A humanidade carrega até os dias atuais as chagas trágicas da discriminação racial. Além da ausência concreta de representatividade dos homens e das mulheres negras nas esferas públicas de poder, a não ocorrência de políticas sociais adequadas, no Brasil, tornou a realidade de boa parte da população negra excludente e desigual. Poder-se-ia invocar uma evolução em relação a outros tempos, mas o que se vê, em realidade, é a continuação velada das mais diversas formas de opressão racial. Episódios recentes indicam que os racistas seguem firmes e surgem de tempos em tempos para destilar ódio e preconceito disfarçados de piadas aceitas entre seus pares.
Mais de 130 anos após o fim da escravidão, as ocorrências raciais demonstram que há um aprofundamento da violência contra o negro no país. Mesmo com evoluções legislativas que alteraram há 30 anos a tipificação do racismo para crime, além do mandado da Carta Cidadã que o impõe como inafiançável e imprescritível, persiste o mito de que há uma democracia racial no país e existem, ainda, os que abraçam a ideia de que o mérito deveria nortear as ações raciais, em nome de uma inexistente igualdade constitucional puramente formal.
Não há nenhuma dificuldade em se constatar que a atrasada abolição da escravatura do país não seguiu acompanhada de nenhuma política racional de integração. Basta analisar os dados sociais de violência, economia e moradia para constatar o abissal distanciamento entre brancos e negros. A ocupação de espaços de poder, por sua vez, reflete toda essa extensa prática histórica discriminatória, tendo em vista que a insuficiente presença de negros nas posições de visibilidade gera uma sensação de não-pertencimento e distanciamento entre eles. Um quadro que parece não se alterar substancialmente com o passar dos anos.
Um olhar mais acurado revela que as evoluções nesse sentido foram insuficientes. A despeito da criminalização e das campanhas de conscientização, as práticas cotidianas de racismo seguem a todo vapor. Recentemente, nos Estados Unidos, o jovem negro AhmaudAubery foi assassinado a sangue frio enquanto se exercitava por ser confundido com um assaltante. No Rio de Janeiro, o garoto João Pedro foi morto com um tiro na barriga em uma operação policial — mais um na estatística de extermínio constante dos jovens negros de periferia. Para completar os lamentáveis exemplos, uma adolescente negra foi alvo de uma série de insultos criminosos no colégio única e exclusivamente pela cor da sua pele — o que envolveu desde sentenças como “quanto mais preto, mais preju” até o desumano “ela não é gente”.

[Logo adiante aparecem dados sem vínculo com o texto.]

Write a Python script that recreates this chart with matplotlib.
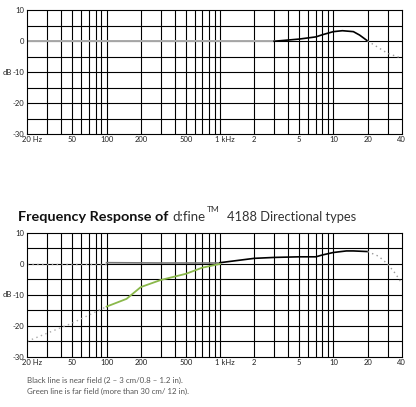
import matplotlib.pyplot as plt
import matplotlib.transforms as mtransforms

# tick values / labels
x_ticks = [20, 50, 100, 200, 500, 1000, 2000, 5000, 10000, 20000, 40000]
x_labels = ['20 Hz', '50', '100', '200', '500', '1 kHz', '2', '5', '10', '20', '40']
y_ticks = [-30, -20, -10, 0, 10]

# top chart (omni) response
top_flat_f = [20, 3000]
top_flat_db = [0, 0]
top_f = [3000, 3500, 5000, 7000, 8000, 10000, 12000, 15000, 17000, 20000]
top_db = [0.0, 0.2, 0.7, 1.4, 2.1, 3.1, 3.4, 3.1, 2.0, 0.1]
top_ext_f = [20000, 30000, 40000]
top_ext_db = [0.1, -3.9, -5.5]

# bottom chart: near field (black)
near_low_f = [20, 100]
near_low_db = [0, 0]
near_mid_f = [100, 300, 1000]
near_mid_db = [0.4, 0.3, 0.3]
near_f = [1000, 2000, 3000, 5000, 7000, 8000, 10000, 13000, 15000, 20000]
near_db = [0.4, 1.8, 2.1, 2.3, 2.3, 2.9, 3.7, 4.2, 4.2, 4.0]
near_ext_f = [20000, 25000, 30000, 35000, 40000]
near_ext_db = [4.0, 2.5, 0.0, -3.0, -6.2]

# bottom chart: far field (green)
far_low_f = [20, 50, 100]
far_low_db = [-25, -19.1, -13.8]
far_f = [100, 150, 200, 300, 500, 700, 1000]
far_db = [-13.8, -11.3, -7.5, -5.2, -3.2, -1.2, 0.0]

W, H = 416, 407
fig = plt.figure(figsize=(W / 100, H / 100), dpi=100)
plt.rcParams['font.family'] = ['Lato', 'DejaVu Sans']

green = '#8ab84a'
grid_minor = [a * 10 ** d for d in range(1, 5) for a in range(1, 10)]
grid_minor = [v for v in grid_minor if 20 < v < 40000]


def setup(ax):
    ax.set_xscale('log')
    ax.set_xlim(20, 40000)
    ax.set_ylim(-30, 10)
    for v in grid_minor:
        ax.axvline(v, color='black', lw=0.8, zorder=1)
    for v in range(-25, 10, 5):
        ax.axhline(v, color='black', lw=0.8, zorder=1)
    ax.xaxis.set_major_locator(plt.FixedLocator(x_ticks))
    ax.xaxis.set_minor_locator(plt.NullLocator())
    ax.set_xticklabels(x_labels)
    ax.set_yticks(y_ticks)
    ax.set_yticklabels([str(v) for v in y_ticks])
    ax.tick_params(length=0, labelsize=5.5, pad=2, colors='#222222')
    ax.tick_params(axis='x', pad=1.5)
    for s in ax.spines.values():
        s.set_linewidth(0.8)
    # shift a few x labels the way the original sits
    shifts = {'20 Hz': 5, '1 kHz': 5}
    for lab in ax.get_xticklabels():
        dx = shifts.get(lab.get_text(), 0)
        if dx:
            lab.set_transform(lab.get_transform() +
                              mtransforms.ScaledTranslation(dx / 100, 0, fig.dpi_scale_trans))
    ax.text(-15.5 / 374.4, 0.5, 'dB', transform=ax.transAxes, fontsize=5.5,
            ha='right', va='center', color='#222222')


# top axes
ax1 = fig.add_axes([27.3 / W, 1 - 134 / H, 374.4 / W, 123.7 / H])
setup(ax1)
ax1.plot(top_flat_f, top_flat_db, color='#aaaaaa', lw=1.4, zorder=2)
ax1.plot(top_f, top_db, color='black', lw=1.2, zorder=3)
ax1.plot(top_ext_f, top_ext_db, color='#999999', lw=1.0, ls=(0, (1, 2.5)), zorder=3)

# bottom axes
ax2 = fig.add_axes([27.3 / W, 1 - 356.7 / H, 374.4 / W, 123.7 / H])
setup(ax2)
ax2.plot(near_low_f, near_low_db, color='#999999', lw=1.0, ls=(0, (1, 2.5)), zorder=2)
ax2.plot(near_mid_f, near_mid_db, color='#777777', lw=1.2, zorder=2)
ax2.plot(near_f, near_db, color='black', lw=1.2, zorder=3)
ax2.plot(near_ext_f, near_ext_db, color='#999999', lw=1.0, ls=(0, (1, 2.5)), zorder=3)
ax2.plot(far_low_f, far_low_db, color='#aaaaaa', lw=1.0, ls=(0, (1, 2.5)), zorder=2)
ax2.plot(far_f, far_db, color=green, lw=1.3, zorder=4)

# title between the charts
ty = 1 - 220.7 / H
fig.text(18 / W, ty, 'Frequency Response of', fontsize=10.4, fontweight='bold',
         color='#111111', va='baseline', ha='left')
fig.text(172.7 / W, ty, 'd:fine', fontsize=9.5, color='#333333', va='baseline', ha='left')
fig.text(207.3 / W, 1 - 211.7 / H, 'TM', fontsize=6, color='#333333', va='baseline', ha='left')
fig.text(227 / W, ty, '4188 Directional types', fontsize=9.3, color='#333333',
         va='baseline', ha='left')

# footnote
fig.text(26.7 / W, 1 - 383.3 / H, 'Black line is near field (2 \u2013 3 cm/0.8 \u2013 1.2 in).',
         fontsize=5.7, color='#555555', va='baseline', ha='left')
fig.text(26.7 / W, 1 - 394 / H, 'Green line is far field (more than 30 cm/ 12 in).',
         fontsize=5.7, color='#555555', va='baseline', ha='left')

fig.savefig('out.png', dpi=100)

É indiscutível que a escravidão teve fim apenas formalmente, mas continua a existir, agora sob roupagem diferente. Ainda que haja múltiplos esforços no intuito de dirimir as ocorrências de crimes raciais, a realidade evidencia que mesmo as políticas afirmativas estão longe de resolver o problema — tanto de representatividade quanto de preconceito. A discriminação racial, como a pandemia, é um mal invisível que está impregnado no convívio humano. E, infelizmente, não são notas de repúdio ou alertas nas redes sociais que irão mudar essa triste realidade histórica. Para o coronavírus, pelo menos, há uma expectativa de cura ou vacina.